EXERCISE BRIEF -
Within the records below, reproduce without change the lines from the line that has "Reproduce this chart with matplotlib." through the line that has "plt.rcParams['font.family'] = ['Liberation", and only those.

RECORD SET -

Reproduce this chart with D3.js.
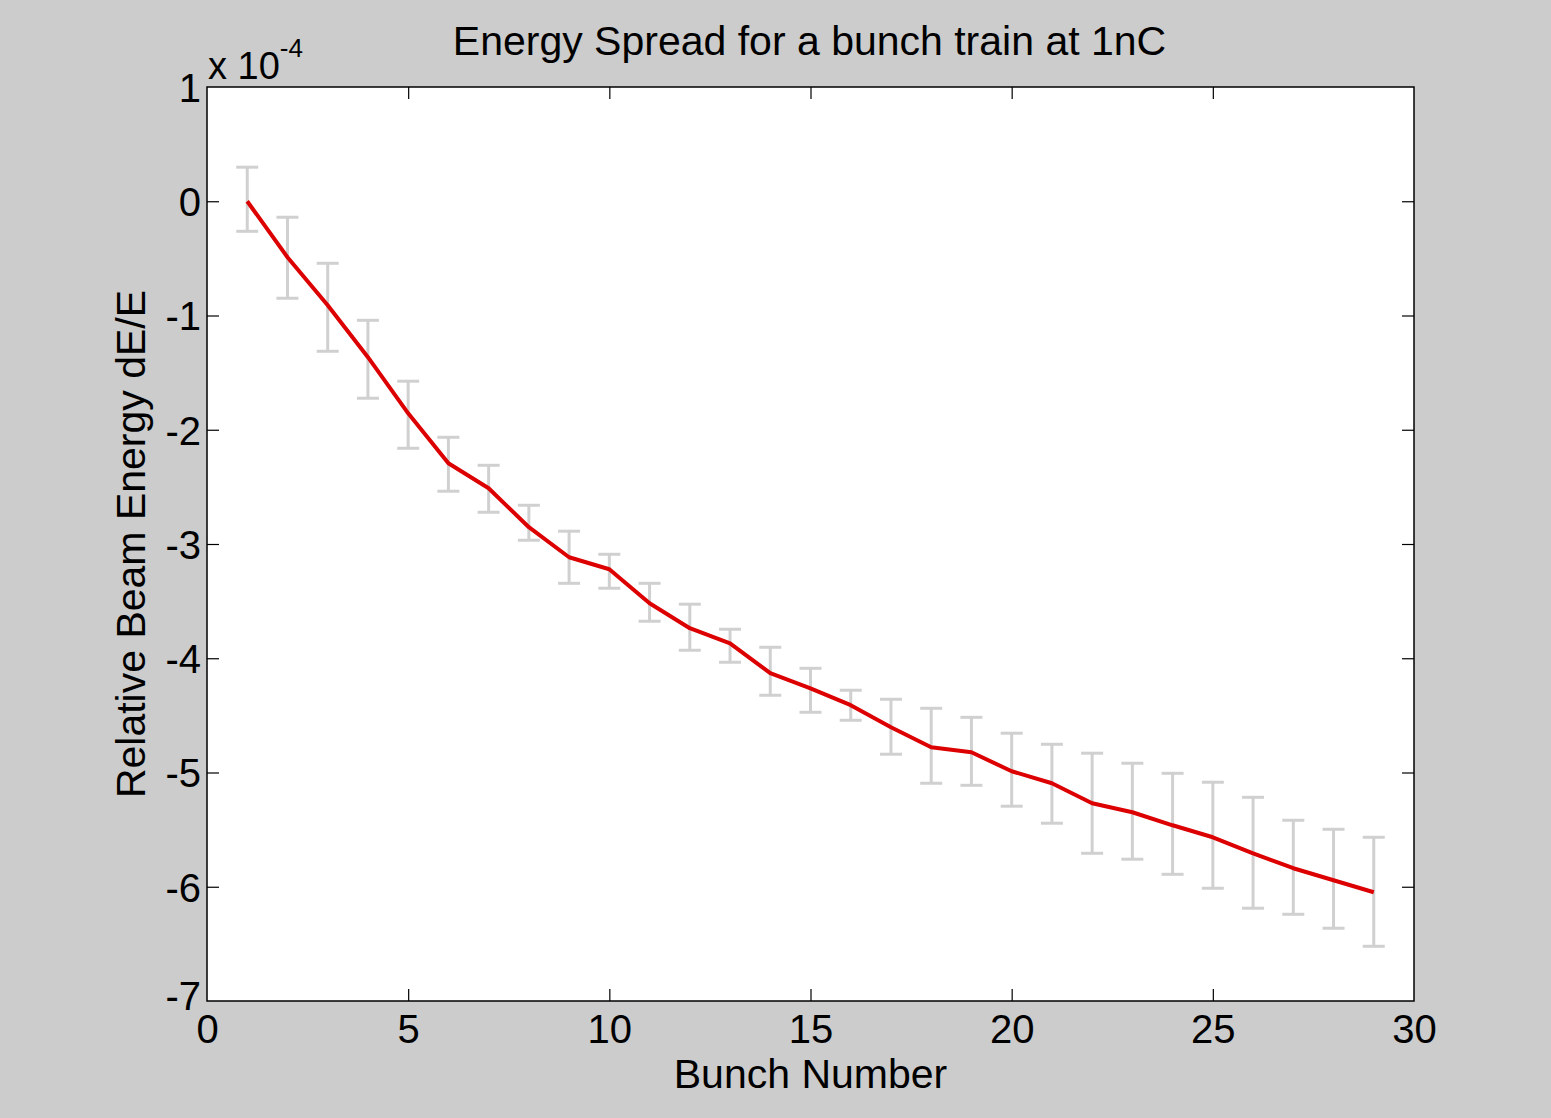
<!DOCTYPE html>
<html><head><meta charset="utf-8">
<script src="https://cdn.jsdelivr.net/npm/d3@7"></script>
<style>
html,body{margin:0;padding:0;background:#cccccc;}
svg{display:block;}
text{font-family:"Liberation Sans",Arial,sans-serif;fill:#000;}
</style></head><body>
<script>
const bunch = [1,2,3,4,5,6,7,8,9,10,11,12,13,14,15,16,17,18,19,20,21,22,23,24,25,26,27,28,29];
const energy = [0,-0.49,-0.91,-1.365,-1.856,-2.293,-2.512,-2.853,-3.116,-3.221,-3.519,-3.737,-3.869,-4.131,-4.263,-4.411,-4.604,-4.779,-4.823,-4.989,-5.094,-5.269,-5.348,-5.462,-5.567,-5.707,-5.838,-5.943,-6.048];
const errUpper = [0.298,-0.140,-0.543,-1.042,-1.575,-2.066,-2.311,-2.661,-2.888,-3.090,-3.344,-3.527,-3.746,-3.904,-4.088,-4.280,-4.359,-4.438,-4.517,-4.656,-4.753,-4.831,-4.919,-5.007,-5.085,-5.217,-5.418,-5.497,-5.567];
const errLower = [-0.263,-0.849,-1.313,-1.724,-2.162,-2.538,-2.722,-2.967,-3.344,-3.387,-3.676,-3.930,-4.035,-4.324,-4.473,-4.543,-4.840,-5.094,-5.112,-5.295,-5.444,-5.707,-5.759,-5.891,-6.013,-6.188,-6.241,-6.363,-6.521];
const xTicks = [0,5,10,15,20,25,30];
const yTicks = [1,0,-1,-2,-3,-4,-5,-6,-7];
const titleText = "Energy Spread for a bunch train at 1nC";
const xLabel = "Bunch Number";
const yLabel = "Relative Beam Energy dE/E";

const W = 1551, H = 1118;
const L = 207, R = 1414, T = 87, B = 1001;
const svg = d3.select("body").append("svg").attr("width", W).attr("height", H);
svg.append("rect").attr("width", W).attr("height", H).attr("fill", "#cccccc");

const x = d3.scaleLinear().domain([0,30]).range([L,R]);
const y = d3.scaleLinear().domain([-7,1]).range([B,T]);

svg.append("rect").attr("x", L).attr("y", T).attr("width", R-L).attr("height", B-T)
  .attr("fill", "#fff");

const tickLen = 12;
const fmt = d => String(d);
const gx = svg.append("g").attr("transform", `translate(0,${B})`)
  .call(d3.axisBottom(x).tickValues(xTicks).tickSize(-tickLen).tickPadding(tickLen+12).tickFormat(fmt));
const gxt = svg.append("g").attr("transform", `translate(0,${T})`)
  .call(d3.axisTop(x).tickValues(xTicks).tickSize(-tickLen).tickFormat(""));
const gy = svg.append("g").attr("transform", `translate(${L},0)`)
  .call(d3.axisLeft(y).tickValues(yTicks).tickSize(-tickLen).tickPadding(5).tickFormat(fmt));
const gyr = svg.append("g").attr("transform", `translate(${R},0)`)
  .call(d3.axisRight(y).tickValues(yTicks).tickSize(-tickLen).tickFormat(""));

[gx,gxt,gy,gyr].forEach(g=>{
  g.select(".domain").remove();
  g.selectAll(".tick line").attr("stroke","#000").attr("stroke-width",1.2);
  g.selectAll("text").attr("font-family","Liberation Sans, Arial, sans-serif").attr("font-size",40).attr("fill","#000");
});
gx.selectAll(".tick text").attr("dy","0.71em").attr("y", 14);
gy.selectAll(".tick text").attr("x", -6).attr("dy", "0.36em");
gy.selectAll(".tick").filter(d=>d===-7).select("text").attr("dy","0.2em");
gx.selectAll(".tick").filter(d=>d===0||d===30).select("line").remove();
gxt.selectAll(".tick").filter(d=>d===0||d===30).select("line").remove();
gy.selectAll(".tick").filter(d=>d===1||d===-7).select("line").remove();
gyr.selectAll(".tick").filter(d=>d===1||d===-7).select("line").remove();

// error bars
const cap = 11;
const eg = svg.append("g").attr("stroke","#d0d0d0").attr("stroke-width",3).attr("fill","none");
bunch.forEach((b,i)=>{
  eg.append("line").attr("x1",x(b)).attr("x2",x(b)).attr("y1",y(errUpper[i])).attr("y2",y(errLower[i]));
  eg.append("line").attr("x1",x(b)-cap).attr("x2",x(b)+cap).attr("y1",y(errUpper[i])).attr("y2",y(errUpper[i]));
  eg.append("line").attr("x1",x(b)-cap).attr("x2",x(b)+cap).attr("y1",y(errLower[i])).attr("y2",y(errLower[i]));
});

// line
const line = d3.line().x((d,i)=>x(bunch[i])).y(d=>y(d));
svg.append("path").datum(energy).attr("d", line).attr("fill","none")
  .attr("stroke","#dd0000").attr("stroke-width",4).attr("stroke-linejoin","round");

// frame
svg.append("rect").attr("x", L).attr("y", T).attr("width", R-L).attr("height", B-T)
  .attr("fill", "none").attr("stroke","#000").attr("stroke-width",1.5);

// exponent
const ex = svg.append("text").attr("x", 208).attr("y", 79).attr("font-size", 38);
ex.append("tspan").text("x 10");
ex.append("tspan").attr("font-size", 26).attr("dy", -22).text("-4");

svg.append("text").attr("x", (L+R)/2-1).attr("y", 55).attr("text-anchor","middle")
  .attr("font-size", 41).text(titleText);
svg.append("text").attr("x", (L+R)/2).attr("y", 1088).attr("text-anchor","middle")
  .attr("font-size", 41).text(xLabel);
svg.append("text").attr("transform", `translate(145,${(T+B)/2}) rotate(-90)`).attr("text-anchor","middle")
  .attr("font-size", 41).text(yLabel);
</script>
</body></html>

==

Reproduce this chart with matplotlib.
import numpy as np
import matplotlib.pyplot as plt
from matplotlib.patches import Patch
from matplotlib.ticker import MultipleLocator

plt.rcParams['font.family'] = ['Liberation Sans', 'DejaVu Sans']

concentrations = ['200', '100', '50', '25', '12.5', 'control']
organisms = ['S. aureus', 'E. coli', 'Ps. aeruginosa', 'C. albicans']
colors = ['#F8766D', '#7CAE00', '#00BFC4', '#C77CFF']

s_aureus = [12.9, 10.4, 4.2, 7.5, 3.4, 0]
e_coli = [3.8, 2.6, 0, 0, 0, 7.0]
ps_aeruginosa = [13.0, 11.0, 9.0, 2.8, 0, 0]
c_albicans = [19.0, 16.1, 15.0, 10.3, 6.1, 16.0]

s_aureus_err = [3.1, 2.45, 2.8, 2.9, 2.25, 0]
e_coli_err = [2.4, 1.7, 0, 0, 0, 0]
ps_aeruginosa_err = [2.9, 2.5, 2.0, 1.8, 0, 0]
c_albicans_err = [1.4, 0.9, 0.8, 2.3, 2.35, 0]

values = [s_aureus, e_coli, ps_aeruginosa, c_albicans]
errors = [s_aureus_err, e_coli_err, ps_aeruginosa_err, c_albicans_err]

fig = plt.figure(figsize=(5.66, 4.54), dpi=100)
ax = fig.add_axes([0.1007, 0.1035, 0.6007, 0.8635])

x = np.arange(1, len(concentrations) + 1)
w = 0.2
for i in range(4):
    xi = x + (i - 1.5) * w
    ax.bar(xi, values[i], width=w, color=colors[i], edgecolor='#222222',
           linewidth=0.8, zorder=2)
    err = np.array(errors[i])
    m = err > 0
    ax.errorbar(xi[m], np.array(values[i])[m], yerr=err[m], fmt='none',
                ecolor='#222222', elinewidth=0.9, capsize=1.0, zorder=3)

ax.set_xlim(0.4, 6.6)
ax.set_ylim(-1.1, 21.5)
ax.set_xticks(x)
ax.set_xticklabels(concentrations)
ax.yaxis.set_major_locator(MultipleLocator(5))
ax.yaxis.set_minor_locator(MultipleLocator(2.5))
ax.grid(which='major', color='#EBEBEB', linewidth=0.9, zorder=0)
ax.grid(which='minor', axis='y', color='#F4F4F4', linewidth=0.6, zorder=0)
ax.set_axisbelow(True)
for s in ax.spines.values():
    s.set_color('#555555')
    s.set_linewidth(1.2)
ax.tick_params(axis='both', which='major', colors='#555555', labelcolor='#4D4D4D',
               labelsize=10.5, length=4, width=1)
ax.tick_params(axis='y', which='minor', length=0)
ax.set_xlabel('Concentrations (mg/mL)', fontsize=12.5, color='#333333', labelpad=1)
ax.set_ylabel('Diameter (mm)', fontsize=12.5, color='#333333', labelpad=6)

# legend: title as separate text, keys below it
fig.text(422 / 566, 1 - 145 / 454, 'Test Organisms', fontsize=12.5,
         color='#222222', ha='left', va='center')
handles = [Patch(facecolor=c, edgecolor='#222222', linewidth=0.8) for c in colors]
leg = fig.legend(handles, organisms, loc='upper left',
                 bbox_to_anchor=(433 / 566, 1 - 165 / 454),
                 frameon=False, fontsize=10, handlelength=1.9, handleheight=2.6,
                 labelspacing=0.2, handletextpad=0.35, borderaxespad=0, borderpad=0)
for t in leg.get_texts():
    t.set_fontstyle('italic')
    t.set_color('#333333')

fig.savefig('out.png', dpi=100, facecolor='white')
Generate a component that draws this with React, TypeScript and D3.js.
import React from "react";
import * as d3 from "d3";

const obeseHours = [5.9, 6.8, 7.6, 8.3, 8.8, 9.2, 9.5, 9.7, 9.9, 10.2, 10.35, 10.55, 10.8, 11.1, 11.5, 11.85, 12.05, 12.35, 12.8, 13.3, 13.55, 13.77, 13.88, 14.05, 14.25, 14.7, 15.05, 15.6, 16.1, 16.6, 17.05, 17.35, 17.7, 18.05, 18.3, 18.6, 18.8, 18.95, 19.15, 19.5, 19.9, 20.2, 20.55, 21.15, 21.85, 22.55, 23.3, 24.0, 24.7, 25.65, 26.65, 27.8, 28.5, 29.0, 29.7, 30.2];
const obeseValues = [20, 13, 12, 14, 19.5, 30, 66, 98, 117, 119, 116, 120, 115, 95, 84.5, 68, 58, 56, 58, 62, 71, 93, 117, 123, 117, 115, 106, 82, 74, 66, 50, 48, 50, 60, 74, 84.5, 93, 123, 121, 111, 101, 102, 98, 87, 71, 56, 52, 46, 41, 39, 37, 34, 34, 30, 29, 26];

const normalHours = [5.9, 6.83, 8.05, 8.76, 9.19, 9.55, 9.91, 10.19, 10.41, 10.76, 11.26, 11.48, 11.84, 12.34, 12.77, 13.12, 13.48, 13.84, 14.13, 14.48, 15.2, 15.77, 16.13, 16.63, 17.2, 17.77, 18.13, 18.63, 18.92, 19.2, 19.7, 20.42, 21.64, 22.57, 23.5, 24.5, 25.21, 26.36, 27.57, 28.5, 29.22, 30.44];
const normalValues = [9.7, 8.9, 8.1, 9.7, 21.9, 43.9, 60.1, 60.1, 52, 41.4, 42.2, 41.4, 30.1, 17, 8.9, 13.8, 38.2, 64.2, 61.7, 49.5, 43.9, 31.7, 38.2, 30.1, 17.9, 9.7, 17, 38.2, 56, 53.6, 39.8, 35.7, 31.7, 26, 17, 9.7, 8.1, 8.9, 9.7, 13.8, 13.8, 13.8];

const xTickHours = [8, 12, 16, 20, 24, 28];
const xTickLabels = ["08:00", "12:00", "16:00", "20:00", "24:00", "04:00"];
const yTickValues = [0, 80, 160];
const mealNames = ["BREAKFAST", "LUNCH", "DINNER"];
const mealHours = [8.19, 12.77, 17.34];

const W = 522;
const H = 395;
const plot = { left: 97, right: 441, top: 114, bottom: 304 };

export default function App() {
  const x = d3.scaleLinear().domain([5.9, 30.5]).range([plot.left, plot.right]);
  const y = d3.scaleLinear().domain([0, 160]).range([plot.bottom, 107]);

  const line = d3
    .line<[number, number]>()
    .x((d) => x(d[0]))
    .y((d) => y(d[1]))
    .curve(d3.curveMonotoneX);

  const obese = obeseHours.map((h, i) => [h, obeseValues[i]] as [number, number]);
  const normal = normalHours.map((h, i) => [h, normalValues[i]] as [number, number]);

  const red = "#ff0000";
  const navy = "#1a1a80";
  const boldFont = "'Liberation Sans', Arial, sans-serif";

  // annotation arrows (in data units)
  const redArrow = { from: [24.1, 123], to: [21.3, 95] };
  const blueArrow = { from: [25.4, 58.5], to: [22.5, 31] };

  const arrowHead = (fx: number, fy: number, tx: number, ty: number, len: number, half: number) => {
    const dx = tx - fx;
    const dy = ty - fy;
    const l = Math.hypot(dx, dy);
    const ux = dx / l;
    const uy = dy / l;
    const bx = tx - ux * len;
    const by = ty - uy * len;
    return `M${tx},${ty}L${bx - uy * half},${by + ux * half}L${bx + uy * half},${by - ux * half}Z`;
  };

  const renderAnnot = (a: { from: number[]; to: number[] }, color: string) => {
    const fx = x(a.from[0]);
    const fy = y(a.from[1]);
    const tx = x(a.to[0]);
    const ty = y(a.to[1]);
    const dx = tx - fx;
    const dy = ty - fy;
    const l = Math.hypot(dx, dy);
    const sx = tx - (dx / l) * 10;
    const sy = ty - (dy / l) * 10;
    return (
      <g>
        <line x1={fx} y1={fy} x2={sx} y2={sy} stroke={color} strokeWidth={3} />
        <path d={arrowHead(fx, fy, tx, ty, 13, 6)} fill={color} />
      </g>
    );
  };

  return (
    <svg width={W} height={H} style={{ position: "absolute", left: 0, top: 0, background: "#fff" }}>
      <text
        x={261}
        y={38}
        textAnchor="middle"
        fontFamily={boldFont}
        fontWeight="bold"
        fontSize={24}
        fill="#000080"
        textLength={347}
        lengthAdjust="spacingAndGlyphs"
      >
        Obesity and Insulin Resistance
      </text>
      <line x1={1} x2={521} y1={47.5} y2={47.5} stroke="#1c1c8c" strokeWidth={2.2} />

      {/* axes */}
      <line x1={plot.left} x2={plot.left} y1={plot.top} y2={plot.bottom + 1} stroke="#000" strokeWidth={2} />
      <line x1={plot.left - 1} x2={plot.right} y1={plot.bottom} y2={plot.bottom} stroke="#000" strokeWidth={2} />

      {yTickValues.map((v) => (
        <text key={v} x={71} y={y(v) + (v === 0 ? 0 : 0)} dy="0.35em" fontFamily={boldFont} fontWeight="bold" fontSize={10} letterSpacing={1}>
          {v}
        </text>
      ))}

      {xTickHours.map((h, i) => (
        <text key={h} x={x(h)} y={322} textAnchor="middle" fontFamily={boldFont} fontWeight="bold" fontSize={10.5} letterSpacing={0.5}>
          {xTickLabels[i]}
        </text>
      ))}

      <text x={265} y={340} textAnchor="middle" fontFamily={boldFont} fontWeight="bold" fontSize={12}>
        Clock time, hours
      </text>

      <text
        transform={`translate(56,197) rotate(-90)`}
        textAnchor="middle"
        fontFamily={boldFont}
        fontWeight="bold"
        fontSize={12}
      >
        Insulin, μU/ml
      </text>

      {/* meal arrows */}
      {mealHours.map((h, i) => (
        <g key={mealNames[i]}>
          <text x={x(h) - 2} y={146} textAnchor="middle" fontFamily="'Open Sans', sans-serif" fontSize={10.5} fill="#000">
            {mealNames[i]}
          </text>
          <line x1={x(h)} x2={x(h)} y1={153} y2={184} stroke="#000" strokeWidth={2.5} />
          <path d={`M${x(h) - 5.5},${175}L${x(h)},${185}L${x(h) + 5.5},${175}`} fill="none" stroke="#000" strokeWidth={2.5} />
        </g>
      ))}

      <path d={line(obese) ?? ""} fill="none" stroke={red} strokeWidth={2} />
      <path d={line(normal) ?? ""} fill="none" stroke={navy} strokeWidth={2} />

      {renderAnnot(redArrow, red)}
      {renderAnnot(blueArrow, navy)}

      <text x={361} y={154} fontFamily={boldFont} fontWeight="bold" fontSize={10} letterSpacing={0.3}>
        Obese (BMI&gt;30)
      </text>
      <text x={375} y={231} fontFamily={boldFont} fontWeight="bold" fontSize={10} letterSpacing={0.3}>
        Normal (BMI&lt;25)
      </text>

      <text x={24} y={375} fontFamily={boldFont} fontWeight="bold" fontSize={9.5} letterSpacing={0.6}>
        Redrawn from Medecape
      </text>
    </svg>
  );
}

ANSWER FOR THE TASK -
Reproduce this chart with matplotlib.
import numpy as np
import matplotlib.pyplot as plt
from matplotlib.patches import Patch
from matplotlib.ticker import MultipleLocator

plt.rcParams['font.family'] = ['Liberation Sans', 'DejaVu Sans']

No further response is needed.